Depuis l’invalidation de sa candidature par la Commission électorale nationale indépendante -CENI-, Jean-Pierre Bemba est au cœur des débats houleux qui alimentent les échange dans les salons huppés et autres espaces publics où ça parle politique. Les avis divergent. Les analystes se divisent. Deux courants émergent. Un courant est convaincu que le leader du MLC a définitivement été condamné par la Cour pénale internationale -CPI- pour subornation des témoins. Les défenseurs de ce courant s’appuient sur l’arrêt rendu par la Cour le 8 mars, confirmant la condamnation de Bemba pour «des faits très graves planifiés avec son ancienne équipe de défense et certains proches collaborateurs».
Selon eux, l’affaire a exclusivement été renvoyée auprès des juges de première instance pour la révision de leur copie sur la détermination de la peine. «Il est donc question pour les juges de déterminer et de justifier quelle peine attribuée à Bemba et cie au vu de la gravité du délit», avancent-ils. A les en croire, Jean-Pierre Bemba risque de retrouver sa cellule au quartier pénitentiaire de La Haye. Ici, ils rejoignent RFI qui, le jour même de la dernière audience de Bemba à la CPI à ce sujet, soit le 4 juillet 2018, avait publié: «Si les juges suivent les recommandations de la procureure de la CPI, l’opposant congolais pourrait retourner en prison pour quelques mois, Jean-Pierre Bemba ayant été officiellement arrêté en novembre 2013 pour subornation des témoins».
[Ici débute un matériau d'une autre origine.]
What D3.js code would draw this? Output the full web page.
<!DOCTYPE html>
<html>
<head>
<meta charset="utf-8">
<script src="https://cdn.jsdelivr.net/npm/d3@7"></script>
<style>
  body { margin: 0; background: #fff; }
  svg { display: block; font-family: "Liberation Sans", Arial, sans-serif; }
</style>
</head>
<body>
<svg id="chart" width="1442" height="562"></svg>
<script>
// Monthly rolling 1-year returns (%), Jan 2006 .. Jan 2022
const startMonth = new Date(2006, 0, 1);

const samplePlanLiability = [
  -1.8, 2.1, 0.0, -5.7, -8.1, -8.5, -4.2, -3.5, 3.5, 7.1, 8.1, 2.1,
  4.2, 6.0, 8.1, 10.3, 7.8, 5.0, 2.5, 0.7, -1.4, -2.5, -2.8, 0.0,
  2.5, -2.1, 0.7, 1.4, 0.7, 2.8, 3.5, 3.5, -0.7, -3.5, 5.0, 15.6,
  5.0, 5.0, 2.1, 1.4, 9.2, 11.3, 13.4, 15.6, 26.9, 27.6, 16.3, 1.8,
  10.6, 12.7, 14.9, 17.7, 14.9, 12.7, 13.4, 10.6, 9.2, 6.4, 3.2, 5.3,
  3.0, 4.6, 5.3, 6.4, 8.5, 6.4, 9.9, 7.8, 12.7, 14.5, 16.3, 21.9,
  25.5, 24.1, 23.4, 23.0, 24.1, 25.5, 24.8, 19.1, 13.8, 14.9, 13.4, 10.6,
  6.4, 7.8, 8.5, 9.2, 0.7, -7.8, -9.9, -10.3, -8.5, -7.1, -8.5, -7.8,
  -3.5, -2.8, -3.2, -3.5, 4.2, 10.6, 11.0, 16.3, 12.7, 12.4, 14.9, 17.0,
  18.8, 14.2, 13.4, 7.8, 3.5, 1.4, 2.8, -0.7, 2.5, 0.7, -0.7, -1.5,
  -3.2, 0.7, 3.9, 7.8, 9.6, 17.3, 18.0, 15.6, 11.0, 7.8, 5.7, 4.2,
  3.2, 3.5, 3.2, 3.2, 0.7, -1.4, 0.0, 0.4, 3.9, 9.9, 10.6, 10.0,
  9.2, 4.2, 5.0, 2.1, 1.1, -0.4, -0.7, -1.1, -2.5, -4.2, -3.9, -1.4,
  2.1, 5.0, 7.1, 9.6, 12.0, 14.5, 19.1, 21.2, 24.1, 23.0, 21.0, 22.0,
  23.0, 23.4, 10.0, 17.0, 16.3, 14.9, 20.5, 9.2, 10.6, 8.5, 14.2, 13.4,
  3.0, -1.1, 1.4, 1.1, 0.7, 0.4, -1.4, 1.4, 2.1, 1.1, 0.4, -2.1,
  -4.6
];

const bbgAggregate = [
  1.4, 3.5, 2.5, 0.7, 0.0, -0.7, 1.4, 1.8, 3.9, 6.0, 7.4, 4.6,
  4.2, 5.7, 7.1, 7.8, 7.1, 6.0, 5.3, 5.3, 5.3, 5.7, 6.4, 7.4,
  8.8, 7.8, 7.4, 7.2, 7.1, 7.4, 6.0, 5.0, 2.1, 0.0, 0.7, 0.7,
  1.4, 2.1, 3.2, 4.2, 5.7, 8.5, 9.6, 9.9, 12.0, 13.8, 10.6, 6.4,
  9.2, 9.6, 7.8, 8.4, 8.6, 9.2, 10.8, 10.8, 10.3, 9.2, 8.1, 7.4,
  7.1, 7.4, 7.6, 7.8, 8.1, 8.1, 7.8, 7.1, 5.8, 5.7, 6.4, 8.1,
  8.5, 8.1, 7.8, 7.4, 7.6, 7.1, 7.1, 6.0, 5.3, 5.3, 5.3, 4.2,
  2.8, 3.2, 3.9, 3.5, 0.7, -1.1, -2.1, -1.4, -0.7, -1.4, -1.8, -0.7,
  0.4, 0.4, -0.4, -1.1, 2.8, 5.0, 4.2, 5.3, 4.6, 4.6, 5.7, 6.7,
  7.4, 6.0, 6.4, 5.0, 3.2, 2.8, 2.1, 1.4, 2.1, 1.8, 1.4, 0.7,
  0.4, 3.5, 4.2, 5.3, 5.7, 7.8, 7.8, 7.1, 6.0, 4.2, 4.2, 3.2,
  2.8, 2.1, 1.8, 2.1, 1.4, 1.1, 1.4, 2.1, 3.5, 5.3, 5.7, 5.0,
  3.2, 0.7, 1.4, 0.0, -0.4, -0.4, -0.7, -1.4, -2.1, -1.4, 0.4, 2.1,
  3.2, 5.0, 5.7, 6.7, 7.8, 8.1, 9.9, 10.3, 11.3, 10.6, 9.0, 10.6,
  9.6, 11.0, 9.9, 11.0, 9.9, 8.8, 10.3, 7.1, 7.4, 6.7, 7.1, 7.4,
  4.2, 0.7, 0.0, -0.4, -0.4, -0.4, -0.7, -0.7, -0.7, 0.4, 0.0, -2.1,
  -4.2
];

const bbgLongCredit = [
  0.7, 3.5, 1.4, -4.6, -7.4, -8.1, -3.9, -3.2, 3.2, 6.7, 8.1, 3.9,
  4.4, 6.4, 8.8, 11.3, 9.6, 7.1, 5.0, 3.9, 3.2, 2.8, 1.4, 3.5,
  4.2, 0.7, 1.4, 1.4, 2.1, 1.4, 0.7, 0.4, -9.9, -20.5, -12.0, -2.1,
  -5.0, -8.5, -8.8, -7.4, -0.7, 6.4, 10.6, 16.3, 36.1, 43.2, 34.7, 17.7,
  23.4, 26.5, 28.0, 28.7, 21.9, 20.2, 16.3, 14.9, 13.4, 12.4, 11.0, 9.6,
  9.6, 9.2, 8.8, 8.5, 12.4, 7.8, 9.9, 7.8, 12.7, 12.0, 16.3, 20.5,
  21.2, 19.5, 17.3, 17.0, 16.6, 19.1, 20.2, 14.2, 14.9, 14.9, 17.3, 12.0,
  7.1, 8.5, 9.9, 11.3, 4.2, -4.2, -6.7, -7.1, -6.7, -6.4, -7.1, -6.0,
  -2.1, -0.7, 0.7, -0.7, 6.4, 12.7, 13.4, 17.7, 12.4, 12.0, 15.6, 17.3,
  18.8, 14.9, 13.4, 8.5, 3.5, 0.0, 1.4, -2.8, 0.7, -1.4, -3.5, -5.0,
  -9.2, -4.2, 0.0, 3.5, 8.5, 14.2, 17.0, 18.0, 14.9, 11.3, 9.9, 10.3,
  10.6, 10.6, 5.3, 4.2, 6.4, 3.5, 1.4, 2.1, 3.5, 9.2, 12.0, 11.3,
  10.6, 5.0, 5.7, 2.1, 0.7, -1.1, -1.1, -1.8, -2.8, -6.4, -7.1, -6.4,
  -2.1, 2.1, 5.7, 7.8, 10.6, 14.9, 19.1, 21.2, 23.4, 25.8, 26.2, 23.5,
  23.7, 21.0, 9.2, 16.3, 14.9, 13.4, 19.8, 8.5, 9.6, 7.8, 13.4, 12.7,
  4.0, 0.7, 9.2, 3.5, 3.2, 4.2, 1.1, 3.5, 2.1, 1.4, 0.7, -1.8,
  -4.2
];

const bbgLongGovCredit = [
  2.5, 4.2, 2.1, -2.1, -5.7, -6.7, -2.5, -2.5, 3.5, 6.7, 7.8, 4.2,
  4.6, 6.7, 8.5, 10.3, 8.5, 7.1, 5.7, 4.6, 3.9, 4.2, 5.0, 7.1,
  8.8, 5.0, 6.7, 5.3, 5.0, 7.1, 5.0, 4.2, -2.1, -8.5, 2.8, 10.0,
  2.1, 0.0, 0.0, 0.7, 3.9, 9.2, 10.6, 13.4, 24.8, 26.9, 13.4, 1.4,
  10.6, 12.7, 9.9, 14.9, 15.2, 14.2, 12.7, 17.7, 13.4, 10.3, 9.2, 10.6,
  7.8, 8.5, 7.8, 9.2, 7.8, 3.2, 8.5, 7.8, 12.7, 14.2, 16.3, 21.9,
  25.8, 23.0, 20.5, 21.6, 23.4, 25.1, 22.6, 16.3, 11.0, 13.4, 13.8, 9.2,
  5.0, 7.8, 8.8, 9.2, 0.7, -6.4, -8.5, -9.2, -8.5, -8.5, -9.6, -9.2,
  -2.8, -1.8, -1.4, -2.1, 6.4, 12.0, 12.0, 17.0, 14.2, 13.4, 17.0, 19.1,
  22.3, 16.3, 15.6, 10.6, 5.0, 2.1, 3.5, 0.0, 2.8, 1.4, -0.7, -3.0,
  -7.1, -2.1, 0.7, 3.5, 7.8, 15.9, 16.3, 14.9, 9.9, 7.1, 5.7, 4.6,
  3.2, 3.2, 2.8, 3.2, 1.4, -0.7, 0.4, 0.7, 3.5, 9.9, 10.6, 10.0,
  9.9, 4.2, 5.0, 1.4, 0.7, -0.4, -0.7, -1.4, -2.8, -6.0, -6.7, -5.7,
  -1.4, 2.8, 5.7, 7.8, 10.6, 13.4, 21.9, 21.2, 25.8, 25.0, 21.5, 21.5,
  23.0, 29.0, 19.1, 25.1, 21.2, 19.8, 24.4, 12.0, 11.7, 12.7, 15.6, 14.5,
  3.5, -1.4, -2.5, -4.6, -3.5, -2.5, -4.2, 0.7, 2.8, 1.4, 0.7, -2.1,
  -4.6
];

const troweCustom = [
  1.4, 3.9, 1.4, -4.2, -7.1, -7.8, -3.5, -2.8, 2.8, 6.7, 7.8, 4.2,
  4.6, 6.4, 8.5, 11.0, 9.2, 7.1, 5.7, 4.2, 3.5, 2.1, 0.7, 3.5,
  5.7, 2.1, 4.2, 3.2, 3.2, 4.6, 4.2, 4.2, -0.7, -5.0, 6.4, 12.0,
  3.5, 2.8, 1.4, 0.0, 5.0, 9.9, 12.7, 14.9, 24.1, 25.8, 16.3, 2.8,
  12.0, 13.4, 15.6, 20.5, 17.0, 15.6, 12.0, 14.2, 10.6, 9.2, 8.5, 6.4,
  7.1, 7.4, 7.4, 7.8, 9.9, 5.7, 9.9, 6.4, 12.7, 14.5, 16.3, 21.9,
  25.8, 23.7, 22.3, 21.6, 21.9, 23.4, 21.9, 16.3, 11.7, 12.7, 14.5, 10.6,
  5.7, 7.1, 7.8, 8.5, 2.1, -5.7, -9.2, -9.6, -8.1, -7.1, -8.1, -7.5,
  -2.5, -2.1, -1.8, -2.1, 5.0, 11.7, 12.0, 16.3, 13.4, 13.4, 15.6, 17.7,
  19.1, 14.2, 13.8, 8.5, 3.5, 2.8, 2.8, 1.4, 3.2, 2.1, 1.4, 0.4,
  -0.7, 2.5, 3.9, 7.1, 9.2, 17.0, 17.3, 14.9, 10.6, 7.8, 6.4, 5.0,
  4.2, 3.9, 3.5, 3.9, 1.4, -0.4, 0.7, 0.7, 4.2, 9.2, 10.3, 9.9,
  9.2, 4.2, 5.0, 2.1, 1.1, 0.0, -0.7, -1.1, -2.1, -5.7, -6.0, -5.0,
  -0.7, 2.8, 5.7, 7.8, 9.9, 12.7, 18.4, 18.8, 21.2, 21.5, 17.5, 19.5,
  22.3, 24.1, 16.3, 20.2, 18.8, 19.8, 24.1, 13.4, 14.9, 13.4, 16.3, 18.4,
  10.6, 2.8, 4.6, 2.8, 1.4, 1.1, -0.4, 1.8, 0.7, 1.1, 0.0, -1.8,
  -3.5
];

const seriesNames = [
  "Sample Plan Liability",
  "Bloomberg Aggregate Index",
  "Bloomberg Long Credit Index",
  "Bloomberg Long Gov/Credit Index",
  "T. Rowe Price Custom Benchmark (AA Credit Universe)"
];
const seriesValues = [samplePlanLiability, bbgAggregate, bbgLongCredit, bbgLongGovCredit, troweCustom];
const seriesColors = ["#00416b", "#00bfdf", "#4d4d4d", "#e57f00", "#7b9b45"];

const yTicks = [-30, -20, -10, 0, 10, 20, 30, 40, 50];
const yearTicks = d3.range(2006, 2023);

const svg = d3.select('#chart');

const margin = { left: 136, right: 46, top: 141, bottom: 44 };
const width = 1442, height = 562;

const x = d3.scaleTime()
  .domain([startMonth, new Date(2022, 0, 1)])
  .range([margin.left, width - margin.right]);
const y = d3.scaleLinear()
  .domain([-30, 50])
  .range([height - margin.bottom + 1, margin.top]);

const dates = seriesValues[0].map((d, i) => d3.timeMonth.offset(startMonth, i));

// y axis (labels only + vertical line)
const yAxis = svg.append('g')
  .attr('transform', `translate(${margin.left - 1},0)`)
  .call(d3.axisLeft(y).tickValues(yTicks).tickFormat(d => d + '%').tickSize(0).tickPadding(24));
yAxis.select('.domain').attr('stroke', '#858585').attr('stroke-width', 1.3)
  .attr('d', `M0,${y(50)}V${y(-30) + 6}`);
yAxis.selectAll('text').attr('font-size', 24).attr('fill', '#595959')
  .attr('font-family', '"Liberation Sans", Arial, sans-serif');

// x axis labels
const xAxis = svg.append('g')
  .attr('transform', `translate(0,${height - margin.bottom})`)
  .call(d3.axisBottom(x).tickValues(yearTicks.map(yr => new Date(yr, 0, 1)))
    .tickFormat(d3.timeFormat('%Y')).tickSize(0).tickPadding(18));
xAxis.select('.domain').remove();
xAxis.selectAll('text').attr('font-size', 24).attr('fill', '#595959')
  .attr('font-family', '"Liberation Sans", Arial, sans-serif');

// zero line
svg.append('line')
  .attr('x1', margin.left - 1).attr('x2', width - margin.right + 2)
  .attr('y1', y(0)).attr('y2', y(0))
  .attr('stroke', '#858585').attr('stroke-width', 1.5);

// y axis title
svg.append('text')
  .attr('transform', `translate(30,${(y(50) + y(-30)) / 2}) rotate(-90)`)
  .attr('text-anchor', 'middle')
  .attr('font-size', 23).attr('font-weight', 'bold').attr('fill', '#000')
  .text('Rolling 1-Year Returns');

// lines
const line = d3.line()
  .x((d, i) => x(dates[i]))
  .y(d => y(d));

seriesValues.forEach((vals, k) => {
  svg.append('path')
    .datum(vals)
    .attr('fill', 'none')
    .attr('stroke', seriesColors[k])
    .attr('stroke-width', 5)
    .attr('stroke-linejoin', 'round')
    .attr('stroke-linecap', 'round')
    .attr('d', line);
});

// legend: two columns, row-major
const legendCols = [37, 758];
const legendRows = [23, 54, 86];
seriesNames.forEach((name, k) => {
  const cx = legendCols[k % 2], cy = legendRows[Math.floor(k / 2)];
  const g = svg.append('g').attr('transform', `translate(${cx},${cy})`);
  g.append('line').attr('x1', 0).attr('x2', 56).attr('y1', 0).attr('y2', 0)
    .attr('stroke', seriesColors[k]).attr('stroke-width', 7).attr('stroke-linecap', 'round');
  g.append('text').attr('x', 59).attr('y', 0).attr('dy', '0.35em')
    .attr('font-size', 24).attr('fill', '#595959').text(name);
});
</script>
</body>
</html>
Un autre courant est plutôt d’avis que l’ancien vice-président RD-congolais, acquitté à la surprise générale en juin 2018 dans la principale affaire portant sur les crimes contre l’humanité perpétrés par sa milice en République Centrafrique, n’a pas été condamné. Une sous-branche de ce courant estime en plus que la condamnation de Bemba est suspensive, car l’affaire a été portée en appel. «Il n’y a plus condamnation en attendant la tombée du verdict», argumentent les tenants de ce courant. Ça fait débat.
Cinq ans de prison requis contre Bemba
On reproche à Bemba d’avoir influencé 14 témoins et d’avoir manipulé certaines preuves écrites. Une attitude qui aurait joué en sa faveur pour bénéficier de l’acquittement en appel. Procureure de la CPI, Fatou Bensouda a requis 5 ans de prison contre le chairman et sa suite pour ce qu’elle qualifie de «crime d’atteinte à l’administration de la justice». La culpabilité de Bemba a été établie le 19 octobre 2016 par la Chambre de première instance VII. «La Chambre conclut en l’existence de motifs substantiels de croire, au regard des preuves à charge, que les cinq accusés avaient commis des infractions de subornation de témoins -article 70-1-c du Statut-, de production d’éléments de preuve faux -article 70-1-a du Statut- portant atteinte à l’intégrité et à l’efficacité des procédures devant la Cour», avaient énoncé les juges dans leur arrêt rendu.
Et, le 22 mars 2017, Jean-Pierre Bemba, hormis l’affaire principale, a été condamné à payer une amende de 300.000 Euros et à purger une peine totale d’un an d’emprisonnement. Un délai qui ne devrait pas être déduit du temps passé en détention pour l’affaire principale. Mécontent, Bemba a interjeté appel qui, au terme de l’audience du 8 mars 2018, a été rejeté et la plupart de sanctions confirmées.La dernière audience s’est tenue le 4 juillet en attendant le prononcé des juges, fixé au 17 septembre 2018. La représentation de la CPI à Kinshasa a, mercredi 29 août, éclairé la lanterne de l’opinion en signifiant que la séance du 17 septembre est strictement consacrée à la fixation des peines pour les 5 condamnés dans l’affaire de subornation de témoins. La peine pour subornation de témoins, à en croire les spécialistes du droit, ne peut aller au-delà de 5 ans de servitude pénale. De l’avis de ceux-ci, le cas Bemba présente une certaine gêne étant donné que le régime de détention ne doit pas être en décalage avec l’infraction. «Pour une infraction passible de 5 ans d’emprisonnement, l’ancien vice-président de la RD-Congo a déjà purgé 10 ans de détention quoi que dans l’affaire principale. C’est probablement en raison de ces considérations tout à fait techniques que Jean-Pierre Bemba, à la rigueur, ne pourrait être condamné qu’à quelques mois de détention supplémentaire», font remarquer ces experts. Dans les médias, on évoque une peine de six mois de détention. Au 17 septembre, lumière sera faite.